It is estimated that a quarter of a million Jews were gassed to death between April 1942 and October 1943 immediately upon arriving at the Sobibor death camp in Poland. Most of the victims were from Poland, the Netherlands, and Slovakia.
GAS CHAMBERS, JEWELRY UNEARTHED AT SOBIBOR DEATH CAMP
By Sandy Fitzgerald
Newsmax
September 19, 2014
Archaeologists have uncovered the long-buried remains of gas chambers, and jewelry and other personal items belonging to Jewish prisoners at the site of the Sobibor Nazi death camp in Poland.
"We uncovered four chambers," Israeli archaeologist Yoram Haimi, who has coordinated excavations at the site during the past eight years, told the Israeli publication Haaretz.
"Apparently, there were eight. We are in the midst of the excavations and we're now digging up the second part of the structure."
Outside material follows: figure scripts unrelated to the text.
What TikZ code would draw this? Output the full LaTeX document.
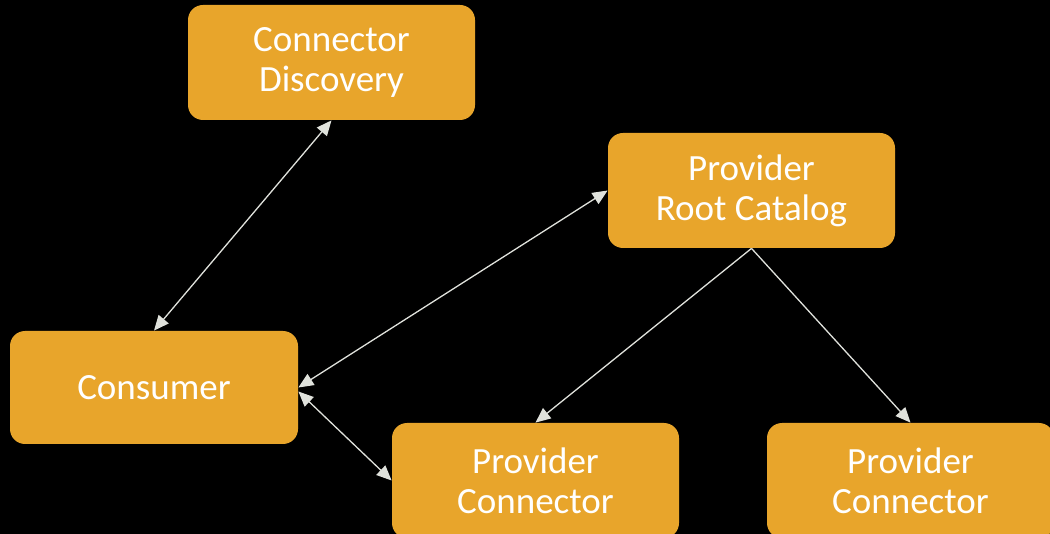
\documentclass[tikz,border=0pt]{standalone}
\usepackage{fontspec}
\setmainfont{Carlito}
\usetikzlibrary{arrows.meta}
\definecolor{boxorange}{HTML}{E8A52B}
\definecolor{linegray}{HTML}{E0E2DC}
\begin{document}
\begin{tikzpicture}[x=1pt, y=-1pt, thick,
    main/.style = {draw=none, fill=boxorange, rounded corners=15pt, minimum width=287pt, minimum height=115pt, text=white, align=center, font=\fontsize{37}{40}\selectfont},
    link/.style = {draw=linegray, line width=1.3pt, >={Triangle[length=15pt, width=13pt]}}]
    \fill[black] (0,0) rectangle (1050,534);
    \useasboundingbox (0,0) rectangle (1050,534);

    \node[main] (discovery) at (331.5,62.5) {Connector\\Discovery};
    \node[main] (catalog) at (751.5,190.5) {Provider\\Root Catalog};
    \node[main, minimum width=288pt, minimum height=113pt] (consumer) at (154,387.5) {Consumer};
    \node[main] (connA) at (535.5,480.5) {Provider\\Connector};
    \node[main] (connB) at (910.5,480.5) {Provider\\Connector};

    \draw[link, <->] (discovery.south) -- (consumer.north);
    \draw[link, <->] (consumer.east) -- (catalog.west);
    \draw[link, <->] ([yshift=-4pt]consumer.east) -- (connA.west);
    \draw[link, ->] (catalog.south) -- (connA.north);
    \draw[link, ->] (catalog.south) -- (connB.north);
\end{tikzpicture}
\end{document}
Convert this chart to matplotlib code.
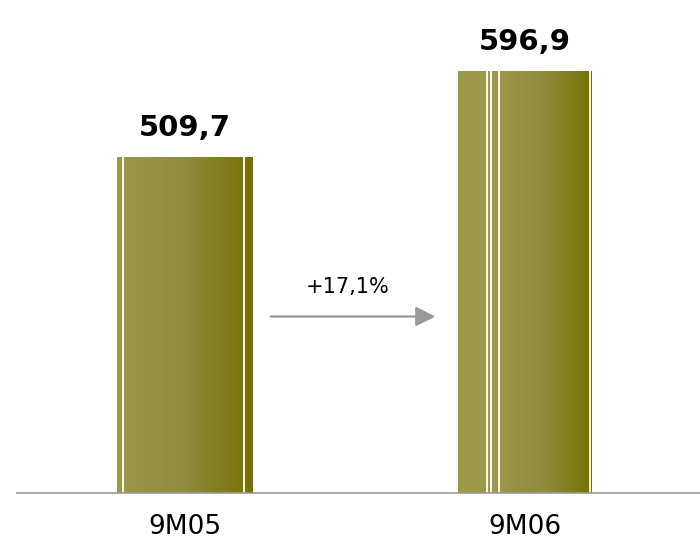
import numpy as np
import matplotlib
matplotlib.use("Agg")
import matplotlib.pyplot as plt
from matplotlib.colors import LinearSegmentedColormap

# data
categories = ["9M05", "9M06"]
values = [509.7, 596.9]
value_labels = ["509,7", "596,9"]
change_label = "+17,1%"

# white stripe positions as fraction of bar width (decoration)
stripes = [[0.04, 0.94], [0.22, 0.25, 0.31, 0.985]]

bar_w = 0.395
y_min, y_max = 169, 669
cmap = LinearSegmentedColormap.from_list("olive", ["#9c9848", "#8d8b3c", "#767200"])

fig = plt.figure(figsize=(7, 5.4), dpi=100)
ax = fig.add_axes([17 / 700, 47 / 540, 683 / 700, 493 / 540])

x = np.arange(len(categories))
bars = ax.bar(x, values, width=bar_w, color="#8d8b3c", edgecolor="none", zorder=2)

grad = np.linspace(0, 1, 256).reshape(1, -1)
for b, st in zip(bars, stripes):
    x0 = b.get_x()
    w = b.get_width()
    h = b.get_height()
    # light solid part up to the last of the left stripes, gradient after
    g0 = st[-2] if len(st) > 2 else st[0]
    ax.imshow(grad, cmap=cmap, aspect="auto",
              extent=[x0 + g0 * w, x0 + w, y_min, h], zorder=3)
    ax.add_patch(plt.Rectangle((x0, y_min), g0 * w, h - y_min,
                               color="#9c9848", zorder=3, lw=0))
    for s in st:
        ax.plot([x0 + s * w] * 2, [y_min, h], color="white", lw=1.3, zorder=4)

for xi, v, lab in zip(x, values, value_labels):
    ax.annotate(lab, (xi, v), xytext=(0, 11), textcoords="offset points",
                ha="center", va="bottom", fontsize=21, fontweight="bold")

ax.set_xlim(-0.492, 1.514)
ax.set_ylim(y_min, y_max)

# growth arrow
ax.annotate("", xy=(0.745, 348), xytext=(0.245, 348),
            arrowprops=dict(arrowstyle="-|>,head_length=1.2,head_width=0.6",
                            color="#999999", lw=1.6))
ax.text(0.48, 368, change_label, ha="center", va="bottom", fontsize=15)

ax.set_xticks(x)
ax.set_xticklabels(categories, fontsize=19)
ax.tick_params(axis="x", length=0, pad=15)
ax.set_yticks([])
for s in ["top", "right", "left"]:
    ax.spines[s].set_visible(False)
ax.spines["bottom"].set_color("#999999")
ax.spines["bottom"].set_linewidth(1.2)
ax.spines["bottom"].set_zorder(5)

fig.savefig("out.png", dpi=100)
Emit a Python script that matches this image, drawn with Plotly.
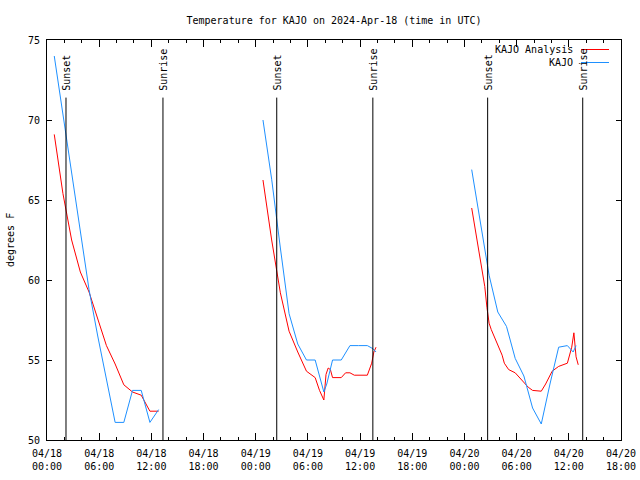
import plotly.graph_objects as go

# ---------------- data ----------------
title_text = "Temperature for KAJO on 2024-Apr-18 (time in UTC)"
y_title = "degrees F"
obs_name = "KAJO"
ana_name = "KAJO Analysis"

# observations (KAJO), hourly with a few specials
obs_d1_t = ["2024-04-18 00:50", "2024-04-18 01:50", "2024-04-18 02:50", "2024-04-18 03:50",
            "2024-04-18 04:50", "2024-04-18 05:50", "2024-04-18 06:50", "2024-04-18 07:50",
            "2024-04-18 08:50", "2024-04-18 09:50", "2024-04-18 10:50", "2024-04-18 11:50",
            "2024-04-18 12:50"]
obs_d1_v = [74.0, 70.3, 66.5, 62.8, 59.4, 56.5, 53.8, 51.1, 51.1, 53.1, 53.1, 51.1, 51.9]

obs_d2_t = ["2024-04-19 00:50", "2024-04-19 01:50", "2024-04-19 02:50", "2024-04-19 03:50",
            "2024-04-19 04:50", "2024-04-19 05:50", "2024-04-19 06:50", "2024-04-19 07:50",
            "2024-04-19 08:10", "2024-04-19 08:50", "2024-04-19 09:50", "2024-04-19 10:50",
            "2024-04-19 11:50", "2024-04-19 12:50", "2024-04-19 13:30", "2024-04-19 13:50"]
obs_d2_v = [70.0, 66.3, 62.0, 57.9, 56.0, 55.0, 55.0, 53.0, 53.5, 55.0, 55.0, 55.9,
            55.9, 55.9, 55.7, 55.5]

obs_d3_t = ["2024-04-20 00:50", "2024-04-20 01:50", "2024-04-20 02:50", "2024-04-20 03:50",
            "2024-04-20 04:50", "2024-04-20 05:50", "2024-04-20 06:50", "2024-04-20 07:50",
            "2024-04-20 08:50", "2024-04-20 09:50", "2024-04-20 10:50", "2024-04-20 11:50",
            "2024-04-20 12:30", "2024-04-20 12:50"]
obs_d3_v = [66.9, 63.6, 60.3, 58.0, 57.1, 55.1, 54.0, 52.0, 51.0, 53.5, 55.8, 55.9,
            55.5, 55.9]

# analysis (KAJO Analysis)
ana_d1_t = ["2024-04-18 00:50", "2024-04-18 01:50", "2024-04-18 02:50", "2024-04-18 03:50",
            "2024-04-18 04:50", "2024-04-18 05:50", "2024-04-18 06:50", "2024-04-18 07:50",
            "2024-04-18 08:50", "2024-04-18 09:50", "2024-04-18 10:50", "2024-04-18 11:50",
            "2024-04-18 12:50"]
ana_d1_v = [69.1, 65.4, 62.5, 60.5, 59.25, 57.5, 55.9, 54.75, 53.45, 53.0, 52.8, 51.8, 51.8]

ana_d2_t = ["2024-04-19 00:50", "2024-04-19 01:50", "2024-04-19 02:50", "2024-04-19 03:50",
            "2024-04-19 04:50", "2024-04-19 05:50", "2024-04-19 06:50", "2024-04-19 07:20",
            "2024-04-19 07:50", "2024-04-19 08:05", "2024-04-19 08:20", "2024-04-19 08:35",
            "2024-04-19 08:50", "2024-04-19 09:50", "2024-04-19 10:20", "2024-04-19 10:50",
            "2024-04-19 11:20", "2024-04-19 12:50", "2024-04-19 13:20", "2024-04-19 13:35",
            "2024-04-19 13:50"]
ana_d2_v = [66.25, 62.5, 59.2, 56.8, 55.5, 54.3, 53.9, 53.1, 52.5, 54.1, 54.5, 54.4,
            53.9, 53.9, 54.2, 54.2, 54.05, 54.05, 54.8, 55.5, 55.8]

ana_d3_t = ["2024-04-20 00:50", "2024-04-20 01:35", "2024-04-20 02:20", "2024-04-20 02:35",
            "2024-04-20 02:50", "2024-04-20 03:05", "2024-04-20 03:50", "2024-04-20 04:20",
            "2024-04-20 04:35", "2024-04-20 05:05", "2024-04-20 05:50", "2024-04-20 06:35",
            "2024-04-20 07:20", "2024-04-20 07:50", "2024-04-20 08:50", "2024-04-20 09:20",
            "2024-04-20 10:05", "2024-04-20 10:50", "2024-04-20 11:50", "2024-04-20 12:20",
            "2024-04-20 12:35", "2024-04-20 12:50", "2024-04-20 13:05"]
ana_d3_v = [64.5, 62.1, 59.6, 58.3, 57.3, 56.9, 55.9, 55.3, 54.8, 54.4, 54.2, 53.75,
            53.3, 53.1, 53.05, 53.5, 54.3, 54.6, 54.8, 55.8, 56.7, 55.2, 54.7]

sunset_t = ["2024-04-18 02:11", "2024-04-19 02:25", "2024-04-20 02:40"]
sunrise_t = ["2024-04-18 13:20", "2024-04-19 13:28", "2024-04-20 13:36"]

x_range = ["2024-04-18 00:00", "2024-04-20 18:00"]
y_range = [50, 75]

# ---------------- figure ----------------
def join(*segs):
    out = []
    for i, s in enumerate(segs):
        if i:
            out.append(None)
        out.extend(s)
    return out

RED = "#ff0000"
BLUE = "#1e90ff"

fig = go.Figure()
fig.add_trace(go.Scatter(x=join(ana_d1_t, ana_d2_t, ana_d3_t), y=join(ana_d1_v, ana_d2_v, ana_d3_v),
                         mode="lines", name=ana_name, line=dict(color=RED, width=1),
                         connectgaps=False))
fig.add_trace(go.Scatter(x=join(obs_d1_t, obs_d2_t, obs_d3_t), y=join(obs_d1_v, obs_d2_v, obs_d3_v),
                         mode="lines", name=obs_name, line=dict(color=BLUE, width=1),
                         connectgaps=False))
# invisible helper trace so the second (time-of-day) label axis is drawn
fig.add_trace(go.Scatter(x=x_range, y=y_range, xaxis="x2", mode="lines",
                         line=dict(width=0), hoverinfo="skip", showlegend=False, opacity=0))

line_top = 71.4
label_y = 71.7
for t in sunset_t + sunrise_t:
    fig.add_shape(type="line", xref="x", yref="y", x0=t, x1=t, y0=y_range[0], y1=line_top,
                  line=dict(color="black", width=1))
for t in sunset_t:
    fig.add_annotation(x=t, y=label_y, xref="x", yref="y", text="Sunset", textangle=-90,
                       showarrow=False, xanchor="center", yanchor="bottom", xshift=1)
for t in sunrise_t:
    fig.add_annotation(x=t, y=label_y, xref="x", yref="y", text="Sunrise", textangle=-90,
                       showarrow=False, xanchor="center", yanchor="bottom", xshift=1)

# gnuplot-style key (text right, sample to the right)
L, R, T, B = 47, 621, 40, 440
W, H = R - L, B - T
def px(xp):
    return (xp - L) / W
def py(yp):
    return (B - yp) / H

for name, col, yp in [(ana_name, RED, 49.5), (obs_name, BLUE, 62.5)]:
    fig.add_annotation(x=px(575), y=py(yp), xref="paper", yref="paper", text=name,
                       showarrow=False, xanchor="right", yanchor="middle")
    fig.add_shape(type="line", xref="paper", yref="paper", x0=px(581), x1=px(609),
                  y0=py(yp), y1=py(yp), line=dict(color=col, width=1))

fig.add_annotation(x=px(10), y=0.5, xref="paper", yref="paper", text=y_title, textangle=-90,
                   showarrow=False, xanchor="center", yanchor="middle")

axis_common = dict(showline=True, linecolor="black", linewidth=1, mirror="ticks",
                   ticks="inside", tickcolor="black", showgrid=False, zeroline=False,
                   automargin=False)

fig.update_layout(
    width=640, height=480,
    margin=dict(l=L, r=640 - R, t=T, b=480 - B, pad=0),
    paper_bgcolor="white", plot_bgcolor="white",
    font=dict(family="DejaVu Sans Mono", size=10, color="black"),
    showlegend=False,
    title=dict(text=title_text, x=(L + R) / 2 / 640, xanchor="center", y=1 - 20 / 480,
               yanchor="middle", font=dict(size=10)),
    xaxis=dict(type="date", range=x_range, tick0="2024-04-18 00:00", dtick=6 * 3600000,
               tickformat="%m/%d", ticklen=7, ticklabelstandoff=4,
               minor=dict(dtick=2 * 3600000, ticklen=3, ticks="inside", tickcolor="black"),
               **axis_common),
    xaxis2=dict(type="date", range=x_range, overlaying="x", side="bottom", anchor="y",
                tick0="2024-04-18 00:00", dtick=6 * 3600000, tickformat="%H:%M",
                showline=False, ticks="", showgrid=False, zeroline=False,
                automargin=False, ticklabelstandoff=19),
    yaxis=dict(range=y_range, dtick=5, ticklen=5, ticklabelstandoff=4, **axis_common),
)

fig.write_html("out.html")
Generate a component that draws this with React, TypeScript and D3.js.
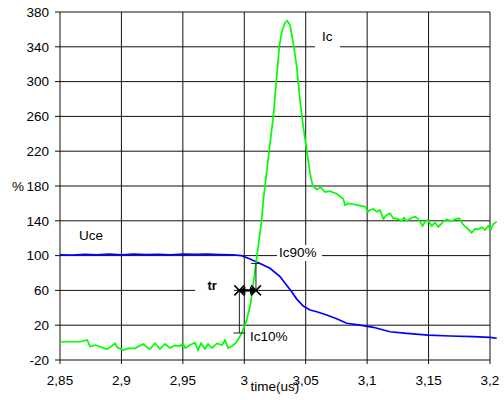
import React from "react";
import * as d3 from "d3";

// ---- data ----
const uceTime = [2.85, 2.86, 2.87, 2.88, 2.89, 2.9, 2.91, 2.92, 2.93, 2.94, 2.95, 2.96, 2.97, 2.98, 2.99, 2.9979, 3.0047, 3.0128, 3.0209, 3.0291, 3.0345, 3.0386, 3.0427, 3.048, 3.0535, 3.059, 3.0671, 3.0752, 3.0834, 3.0942, 3.105, 3.1186, 3.1322, 3.1498, 3.1675, 3.1864, 3.2, 3.2055];
const uceValue = [101, 100.5, 101.5, 100.8, 101.6, 100.9, 101.7, 101.2, 101.5, 101, 101.8, 101.3, 101.6, 101.2, 101, 99.9, 96, 91, 85.4, 76, 66, 58.5, 50, 42, 37.5, 35.5, 31.7, 27.5, 22.2, 20, 17.6, 12.5, 10.7, 8.7, 7.6, 6.8, 6.1, 5];

const icTime = [2.85, 2.8663, 2.8722, 2.8744, 2.8785, 2.8826, 2.888, 2.8907, 2.8948, 2.8966, 2.9015, 2.9056, 2.911, 2.9178, 2.9219, 2.9233, 2.9273, 2.9314, 2.9355, 2.9395, 2.9436, 2.9477, 2.9501, 2.952, 2.9558, 2.9599, 2.9623, 2.9648, 2.968, 2.9705, 2.9737, 2.9778, 2.9819, 2.9843, 2.9868, 2.99, 2.9933, 2.9957, 2.9979, 3.002, 3.0052, 3.0095, 3.0142, 3.0155, 3.0236, 3.0285, 3.0305, 3.0331, 3.035, 3.0372, 3.0399, 3.0427, 3.0453, 3.048, 3.0508, 3.0535, 3.0557, 3.059, 3.0622, 3.0657, 3.0698, 3.0752, 3.0806, 3.082, 3.0847, 3.0887, 3.0942, 3.0983, 3.1007, 3.1023, 3.105, 3.1078, 3.1105, 3.1132, 3.1159, 3.1186, 3.1213, 3.1254, 3.1281, 3.13, 3.1322, 3.1363, 3.139, 3.1417, 3.1452, 3.1471, 3.1493, 3.1526, 3.1552, 3.1579, 3.162, 3.1648, 3.1688, 3.1715, 3.175, 3.1778, 3.1815, 3.1851, 3.1878, 3.1905, 3.1933, 3.1959, 3.1986, 3.2006, 3.2027, 3.2055];
const icValue = [1, 1, 3, -4.7, -2.8, -4.7, -7.4, -5.4, -0.8, -5.4, -8.5, -6.6, -6.6, -1.6, -6.6, -7.4, -0.8, -7.4, -1.6, -6.2, -3.1, -3.9, -0.8, -6.2, -2.8, -0.1, -8.5, -0.8, -7.4, -1.6, -6.2, -1, -2.8, 3, -6.2, -3.9, -0.5, 5.3, 10.7, 26, 45.5, 91, 141, 164, 259.7, 340, 357, 367.7, 370, 365, 344, 317, 279, 248, 221, 195, 180, 176, 178.5, 173, 174, 171, 165, 158, 160, 159, 157.4, 156.2, 150.5, 152.4, 153.6, 150.5, 152.4, 142, 146.7, 148.6, 143, 142, 139.8, 143.6, 139.8, 143.6, 144.7, 142, 134, 139, 141, 134, 138, 133, 139, 141.7, 139.8, 141.7, 142.9, 136.3, 131.4, 126.3, 130.6, 130.2, 132.5, 129.4, 134, 130, 136.3, 139];

const xTicks = [2.85, 2.9, 2.95, 3.0, 3.05, 3.1, 3.15, 3.2];
const yTicks = [-20, 20, 60, 100, 140, 180, 220, 260, 300, 340, 380];

// annotation values (rise time markers)
const trStart = 2.996;
const trEnd = 3.0095;
const ic10 = 11;
const ic90 = 91;
const trLevel = 60;

const FONT = "'Liberation Sans', Arial, sans-serif";

export default function App() {
  const x = d3.scaleLinear().domain([2.85, 3.2]).range([60, 490]);
  const y = d3.scaleLinear().domain([-20, 380]).range([360, 12]);

  const uceData = uceTime.map((t, i) => [t, uceValue[i]] as [number, number]);
  const icData = icTime.map((t, i) => [t, icValue[i]] as [number, number]);
  const line = d3
    .line<[number, number]>()
    .x((d) => x(d[0]))
    .y((d) => y(d[1]));

  const fmt = (v: number) => String(+v.toFixed(2)).replace(".", ",");

  const xs = x(trStart);
  const xe = x(trEnd);
  const yl = y(trLevel);

  const cross = (cx: number, cy: number) => (
    <g stroke="#000" strokeWidth={1.5}>
      <line x1={cx - 5} y1={cy - 5} x2={cx + 5} y2={cy + 5} />
      <line x1={cx - 5} y1={cy + 5} x2={cx + 5} y2={cy - 5} />
    </g>
  );

  return (
    <svg
      width={504}
      height={400}
      style={{ position: "absolute", left: 0, top: 0, background: "#fff" }}
      fontFamily={FONT}
    >
      <rect x={0} y={0} width={504} height={400} fill="#fff" />
      {/* grid */}
      <g stroke="#111" strokeWidth={1}>
        {yTicks.map((v) => (
          <line key={"h" + v} x1={x(2.85)} x2={x(3.2)} y1={y(v)} y2={y(v)} />
        ))}
        {xTicks.map((v) => (
          <line key={"v" + v} x1={x(v)} x2={x(v)} y1={y(380)} y2={y(-20)} />
        ))}
        {/* ticks */}
        {yTicks.map((v) => (
          <line key={"ty" + v} x1={x(2.85) - 5} x2={x(2.85)} y1={y(v)} y2={y(v)} />
        ))}
        {xTicks.map((v) => (
          <line key={"tx" + v} x1={x(v)} x2={x(v)} y1={y(-20)} y2={y(-20) + 4} />
        ))}
      </g>
      {/* tick labels */}
      <g fontSize={13.5} fill="#000">
        {yTicks.map((v) => (
          <text key={"ly" + v} x={49} y={y(v)} dy="0.35em" textAnchor="end">
            {String(v)}
          </text>
        ))}
        <text x={24} y={y(180)} dy="0.35em" textAnchor="end">%</text>
        {xTicks.map((v) => (
          <text key={"lx" + v} x={x(v)} y={385} textAnchor="middle">
            {fmt(v)}
          </text>
        ))}
        <text x={250.5} y={391}>time(us)</text>
      </g>

      {/* label boxes */}
      <rect x={315} y={28} width={25} height={22} fill="#fff" />
      <rect x={277} y={245} width={45} height={16} fill="#fff" />
      <rect x={195} y={279} width={39} height={18} fill="#fff" />

      {/* series */}
      <path d={line(uceData) || ""} fill="none" stroke="#0000ff" strokeWidth={1.7} />
      <path d={line(icData) || ""} fill="none" stroke="#00ff00" strokeWidth={1.7} />

      {/* annotations */}
      <g fontSize={13.5} fill="#000">
        <text x={322} y={41}>Ic</text>
        <text x={79} y={240}>Uce</text>
        <text x={279} y={257}>Ic90%</text>
        <text x={250} y={341}>Ic10%</text>
        <text x={207.5} y={289.5} fontWeight="bold" fontSize={13}>tr</text>
      </g>
      <g stroke="#222" strokeWidth={1}>
        <line x1={xs} x2={xs} y1={yl} y2={y(ic10)} />
        <line x1={xs - 6} x2={xs + 6} y1={y(ic10)} y2={y(ic10)} />
        <line x1={xe} x2={xe} y1={y(ic90)} y2={yl} />
        <line x1={xe - 5} x2={xe + 5} y1={y(ic90)} y2={y(ic90)} />
      </g>
      <g>
        <line x1={xs + 4} x2={xe - 4} y1={yl} y2={yl} stroke="#000" strokeWidth={2.5} />
        <path d={`M${xs},${yl} l6,-4 l0,8 z`} fill="#000" />
        <path d={`M${xe},${yl} l-6,-4 l0,8 z`} fill="#000" />
        {cross(xs, yl)}
        {cross(xe, yl)}
      </g>
    </svg>
  );
}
The discovery was the first time walls and cells of a building have been found on the site, which the Nazis demolished and buried in 1943 following a bloody prisoner uprising and escape, said Haimi.
Haimi said he and his Polish partner, archaeologist Wojciech Mazurek, also found jewelry
belonging to the Jewish inmates in an area near the chambers.
"We found earrings, gold wedding rings and a ring with the inscription, 'with this ring you are consecrated to me,' in Hebrew letters," said Haimi. "We also found a large Magen David and a coin dated 1927 from Palestine," he said. Perfume and medicine bottles were also discovered among the artifacts.
Haimi said some of the items were found in a well, which the Germans had plugged while demolishing the camp.
"We were able to pull hundreds of items out of there," Haimi told Haaretz. "We’re very excited. We haven’t even had a chance to clean them."
A new visitors center is planned for the site, so Haimi's team is rushing to excavate the area in the hope of saving the Holocaust-era artifacts before construction starts.
Haimi's team has also uncovered the remains of the Sobibor crematorium and what is thought to be a tunnel that prisoners tried to use as an escape route.
The gas chamber's discovery is important for Holocaust studies, said Dr. David Silberklang, a senior researcher at the International Institute for Holocaust Research at Yad Vashem.
"These findings are all that is left of those who were murdered,” Silberklang said. “A small window has been opened to their daily suffering. This is the first time that we will be able to better understand what the murder process in the camp was, and what the Jews went through until they were murdered.”
The gas chambers were used to slaughter an estimated quarter of a million Jews, mainly from Poland, the Netherlands, and Slovakia between April 1942 and October 1943, and determining the gas chamber size could help researchers re-evaluate how many Jews lost their lives.
The camp opened in March 1942, at the same time as death camps at Treblinka and Belzec. It was demolished after prisoners rebelled in October 1943, when half of them escaped. Nothing remains above ground but the commander's house and a railroad track leading to the camp.
The camp is the same one where John Demjanjuk, who had ended up living in Cleveland, had served as a guard. A German court sentenced him to prison in 2011 for being an accessory to the murder of thousands of Jews, but he died at 91 before serving his sentence.
According to the Jewish Virtual Library, the camp was small, only extending 1,300 by 2,000 feet, and consisted of administration buildings, barracks and gas chambers, which used carbon monoxide to kill the prisoners.
The camp was almost exclusively a death camp, reports The Washington Post.
According to one German officer's testimony, when Jews arrived, they were told by an officer wearing a white coat and appearing to be a doctor that they had to be bathed and disinfected, and then they would be put to work. Instead, they were taken into the gas chambers and murdered by the thousands.